Climate adds another layer. Monsoon rains can shut down dirt pitches for weeks, pushing youth programs to adapt with fitness sessions, indoor training where available, or reduced match schedules. Dust in the dry season can affect comfort on unpaved grounds, influencing when teams practice.

For travelers moving between regions—Kathmandu, Pokhara, and the plains—sports facilities provide a useful lens on local life. A quick stop at a town’s main ground near sunset often reveals who plays what: football clusters in small-sided games, volleyball courts with rotating teams, or cricket practice in the Tarai with youth coaching circles.

Watching youth sport respectfully while traveling

Youth sports are public-facing in Nepal, but access and etiquette vary. Many games happen on open grounds where spectators are welcome, while school-hosted events may require permission. In cities, some turf complexes are private businesses; you can often watch from the edge if you ask staff, but peak hours are busy and space is tight.
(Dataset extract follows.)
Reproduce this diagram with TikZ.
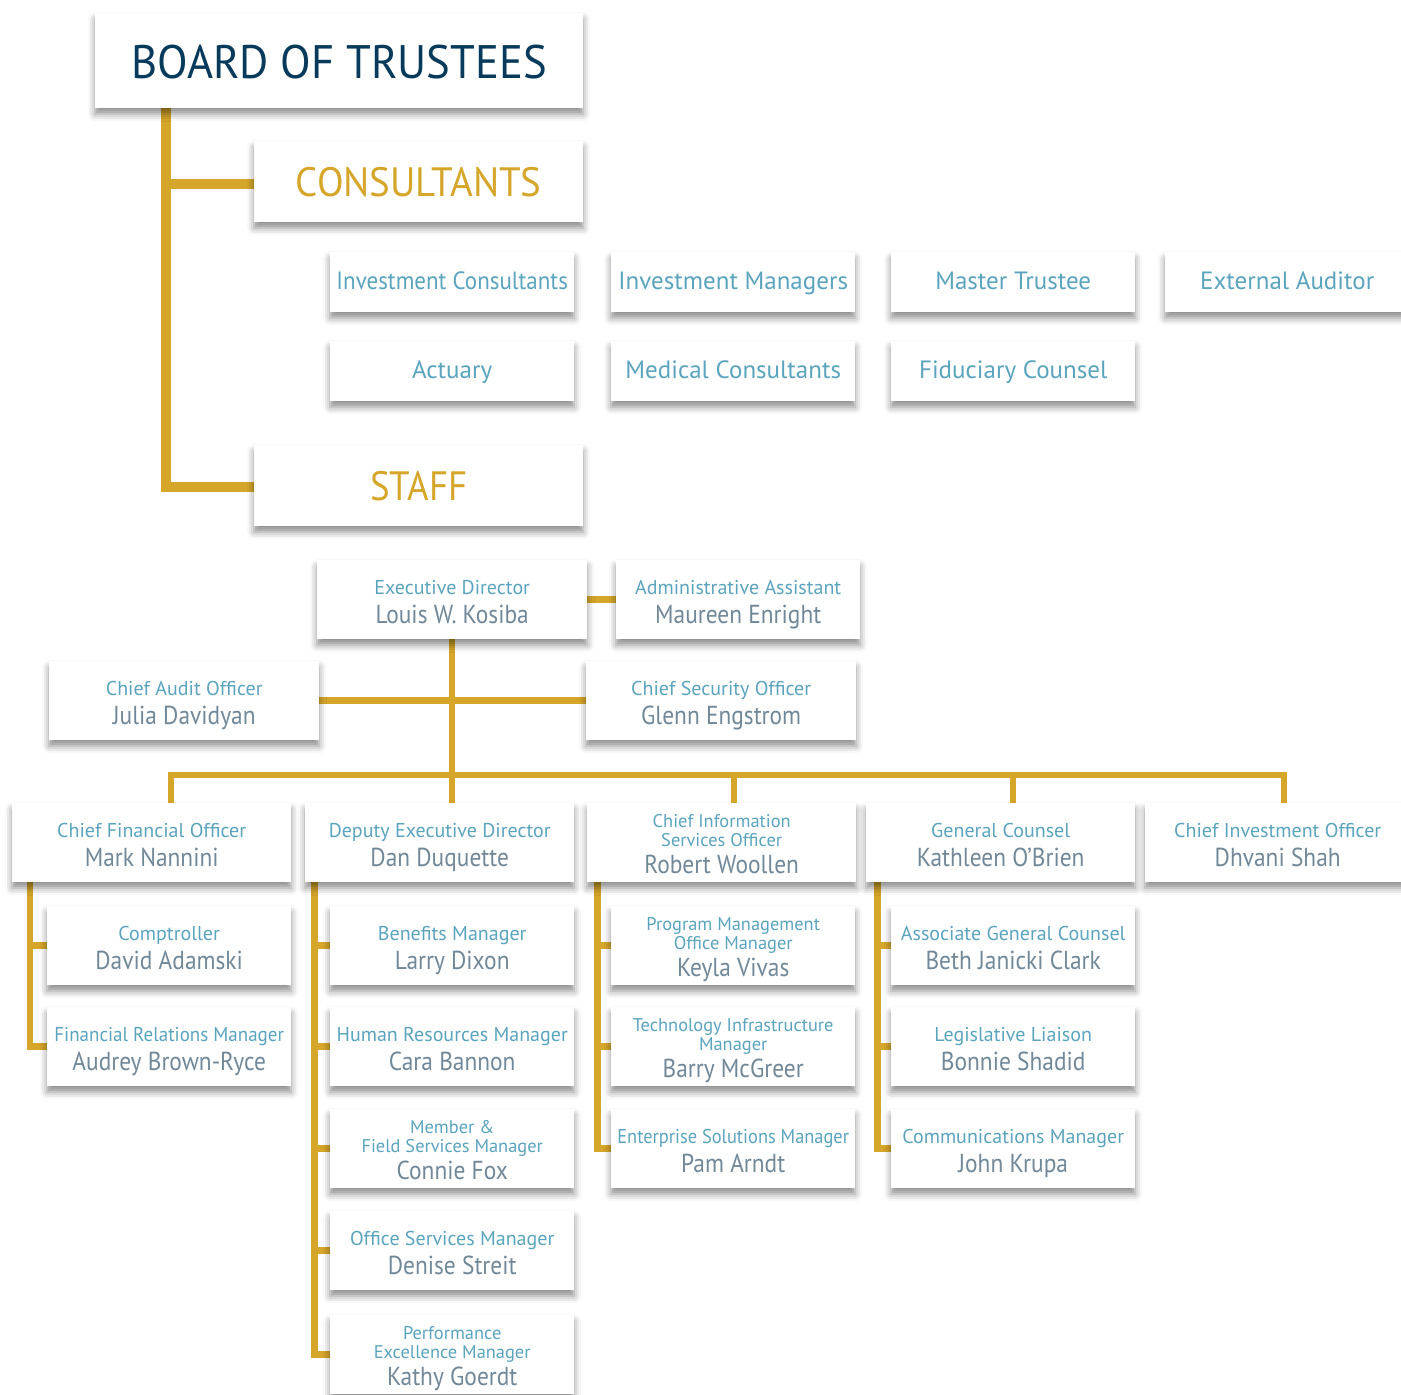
\documentclass[tikz,border=0pt]{standalone}
\usepackage{fontspec}
\setmainfont{PT Sans}
\newfontfamily\namefam{PT Sans}[FakeStretch=0.9]
\newfontfamily\headfam{PT Sans}[FakeStretch=0.95]
\newfontfamily\icfam{PT Sans}[FakeStretch=0.92]
\usetikzlibrary{calc,shadows.blur}
\definecolor{cgold}{HTML}{D5A62A}
\definecolor{cnavy}{HTML}{073A5B}
\definecolor{ctitle}{HTML}{5BA4BE}
\definecolor{cname}{HTML}{718899}
\pgfdeclarelayer{back}\pgfdeclarelayer{bg}\pgfsetlayers{back,bg,main}
\newcommand\TF{\fontsize{20}{20}\selectfont\color{ctitle}}
\newcommand\NF{\namefam\fontsize{26}{26}\selectfont\color{cname}}
\newcommand\SF{\fontsize{18.4}{18.4}\selectfont\color{ctitle}}
\newcommand\CF{\fontsize{25}{25}\selectfont\color{ctitle}}
\newcommand\TN[2]{\vbox{\baselineskip=29pt\lineskiplimit=-100pt\lineskip=0pt\halign{\hfil##\hfil\cr\vrule height18pt width0pt\smash{\TF #1}\cr\smash{\NF #2}\cr}}}
\newcommand\TTN[3]{\vbox{\baselineskip=19pt\lineskiplimit=-100pt\lineskip=0pt\halign{\hfil##\hfil\cr\vrule height16pt width0pt\smash{\SF #1}\cr\smash{\SF #2}\cr\noalign{\vskip8pt}\smash{\NF #3}\cr}}}
\newcommand\ONE[3]{\vrule height#1pt width0pt depth0pt\smash{#2 #3}}
\newcommand\bx[6]{\node[orgbox,minimum width=#4pt,minimum height=#5pt,anchor=north west] (#1) at (#2,#3) {#6};}
\tikzset{
  orgbox/.style={fill=white,inner sep=0pt,
    blur shadow={shadow xshift=0pt,shadow yshift=-6pt,shadow blur radius=7pt,shadow opacity=45}},
  topln/.style={draw=cgold,line width=10pt,line join=miter,line cap=butt},
  ln/.style={draw=cgold,line width=6.5pt,line join=miter,line cap=butt}
}
\begin{document}
\begin{tikzpicture}[x=1pt,y=-1pt]
\begin{pgfonlayer}{back}
\fill[white] (0,0) rectangle (1401,1395);
\end{pgfonlayer}
\useasboundingbox (0,0) rectangle (1401,1395);
% off-page primer for the shadow fading
\node[orgbox,minimum width=10pt,minimum height=10pt] (primer) at (-300,-300) {};
% top
\bx{board}{95}{13}{488}{95}{\ONE{35}{\headfam\fontsize{47}{47}\selectfont\color{cnavy}}{BOARD OF TRUSTEES}}
\bx{cons}{254}{141}{329}{81}{\ONE{29}{\headfam\fontsize{41}{41}\selectfont\color{cgold}}{CONSULTANTS}}
\bx{staff}{254}{445}{329}{81}{\ONE{30}{\namefam\fontsize{41}{41}\selectfont\color{cgold}}{STAFF}}
% consultants
\bx{ic}{330}{252}{244}{60}{\ONE{14}{\icfam\CF}{Investment Consultants}}
\bx{im}{611}{252}{244}{60}{\ONE{14}{\CF}{Investment Managers}}
\bx{mt}{891}{252}{244}{60}{\ONE{14}{\CF}{Master Trustee}}
\bx{ea}{1165}{252}{244}{60}{\ONE{14}{\CF}{External Auditor}}
\bx{act}{330}{341}{244}{60}{\ONE{14}{\CF}{Actuary}}
\bx{mc}{611}{341}{244}{60}{\ONE{14}{\CF}{Medical Consultants}}
\bx{fc}{891}{341}{244}{60}{\ONE{14}{\CF}{Fiduciary Counsel}}
% staff
\bx{exec}{317}{560}{270}{79}{\TN{Executive Director}{Louis W. Kosiba}}
\bx{admin}{616}{560}{244}{79}{\TN{Administrative Assistant}{Maureen Enright}}
\bx{audit}{49}{661}{270}{79}{\TN{Chief Audit Officer}{Julia Davidyan}}
\bx{sec}{586}{661}{270}{79}{\TN{Chief Security Officer}{Glenn Engstrom}}
\bx{cfo}{12}{803}{279}{79}{\TN{Chief Financial Officer}{Mark Nannini}}
\bx{dep}{305}{803}{269}{79}{\TN{Deputy Executive Director}{Dan Duquette}}
\bx{cio}{587}{803}{269}{79}{\TTN{Chief Information}{Services Officer}{Robert Woollen}}
\bx{gc}{866}{803}{269}{79}{\TN{General Counsel}{Kathleen O’Brien}}
\bx{cinv}{1145}{803}{265}{79}{\TN{Chief Investment Officer}{Dhvani Shah}}
% CFO group
\bx{comp}{47}{906}{244}{79}{\TN{Comptroller}{David Adamski}}
\bx{finrel}{47}{1007}{244}{79}{\TN{\headfam Financial Relations Manager}{Audrey Brown-Ryce}}
% Deputy group
\bx{ben}{330}{906}{244}{79}{\TN{Benefits Manager}{Larry Dixon}}
\bx{hr}{330}{1007}{244}{79}{\TN{Human Resources Manager}{Cara Bannon}}
\bx{mem}{330}{1109}{244}{79}{\TTN{Member \&}{Field Services Manager}{Connie Fox}}
\bx{off}{330}{1211}{244}{79}{\TN{Office Services Manager}{Denise Streit}}
\bx{perf}{330}{1315}{244}{79}{\TTN{Performance}{Excellence Manager}{Kathy Goerdt}}
% CIO group
\bx{pm}{611}{906}{244}{79}{\TTN{Program Management}{Office Manager}{Keyla Vivas}}
\bx{tech}{611}{1007}{244}{79}{\TTN{Technology Infrastructure}{Manager}{Barry McGreer}}
\bx{ent}{611}{1109}{244}{79}{\TN{\icfam Enterprise Solutions Manager}{Pam Arndt}}
% GC group
\bx{agc}{891}{906}{244}{79}{\TN{Associate General Counsel}{Beth Janicki Clark}}
\bx{leg}{891}{1007}{244}{79}{\TN{Legislative Liaison}{Bonnie Shadid}}
\bx{comm}{891}{1109}{244}{79}{\TN{Communications Manager}{John Krupa}}
% connectors
\begin{pgfonlayer}{bg}
\coordinate (spine) at ($(board.south west)+(71,0)$);
\draw[topln] (spine) |- ($(staff.west)+(0,1.5)$);
\draw[topln] ($(spine |- cons.west)+(0,2.5)$) -- ($(cons.west)+(0,2.5)$);
\draw[ln] (exec.east) -- (admin.west);
\draw[ln] (audit.east) -- (sec.west);
\coordinate (t1) at ($(cfo.north west)+(159,0)$);
\coordinate (t2) at (exec.south |- dep.north);
\coordinate (t3) at ($(cio.north west)+(147,0)$);
\coordinate (t4) at ($(gc.north west)+(147,0)$);
\coordinate (t5) at ($(cinv.north west)+(139,0)$);
\coordinate (busy) at ($(t1)+(0,-28)$);
\draw[ln] (t1) |- (t5 |- busy) -- (t5);
\draw[ln] (exec.south) -- (t2);
\draw[ln] (t3 |- busy) -- (t3);
\draw[ln] (t4 |- busy) -- (t4);
\coordinate (s1) at ($(cfo.south west)+(18,0)$);
\draw[ln] (s1) |- (finrel.west);
\draw[ln] (s1 |- comp.west) -- (comp.west);
\coordinate (s2) at ($(dep.south west)+(9.5,0)$);
\draw[ln] (s2) |- (perf.west);
\foreach \n in {ben,hr,mem,off} \draw[ln] (s2 |- \n.west) -- (\n.west);
\coordinate (s3) at ($(cio.south west)+(10.5,0)$);
\draw[ln] (s3) |- (ent.west);
\foreach \n in {pm,tech} \draw[ln] (s3 |- \n.west) -- (\n.west);
\coordinate (s4) at ($(gc.south west)+(11.5,0)$);
\draw[ln] (s4) |- (comm.west);
\foreach \n in {agc,leg} \draw[ln] (s4 |- \n.west) -- (\n.west);
\end{pgfonlayer}
\end{tikzpicture}
\end{document}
Travelers interested in combining sport with Nepal travel logistics should consider timing and location. Late afternoons are best for informal play; weekends are best for organized fixtures. During major festivals, participation may pause, while certain holidays can trigger local tournaments. In Kathmandu, checking notice boards at sports complexes or asking local players is often more effective than searching for formal listings.

Photography is common at matches, but photographing minors should be done cautiously and with consent from coaches or guardians where possible. Supporting local sport can be as simple as paying entry fees where required, buying snacks from vendors at grounds, or attending community finals that are treated as local celebrations.

From the Tarai’s cricket grounds to hill-town volleyball courts and Kathmandu’s crowded football turfs, youth sport shows how Nepal’s geography, institutions, and everyday routines intersect. It’s a practical, observable part of Nepal culture, and it often provides a clearer sense of community life than headline attractions—whether you are in the capital, on the road between districts, or traveling near the Himalayas.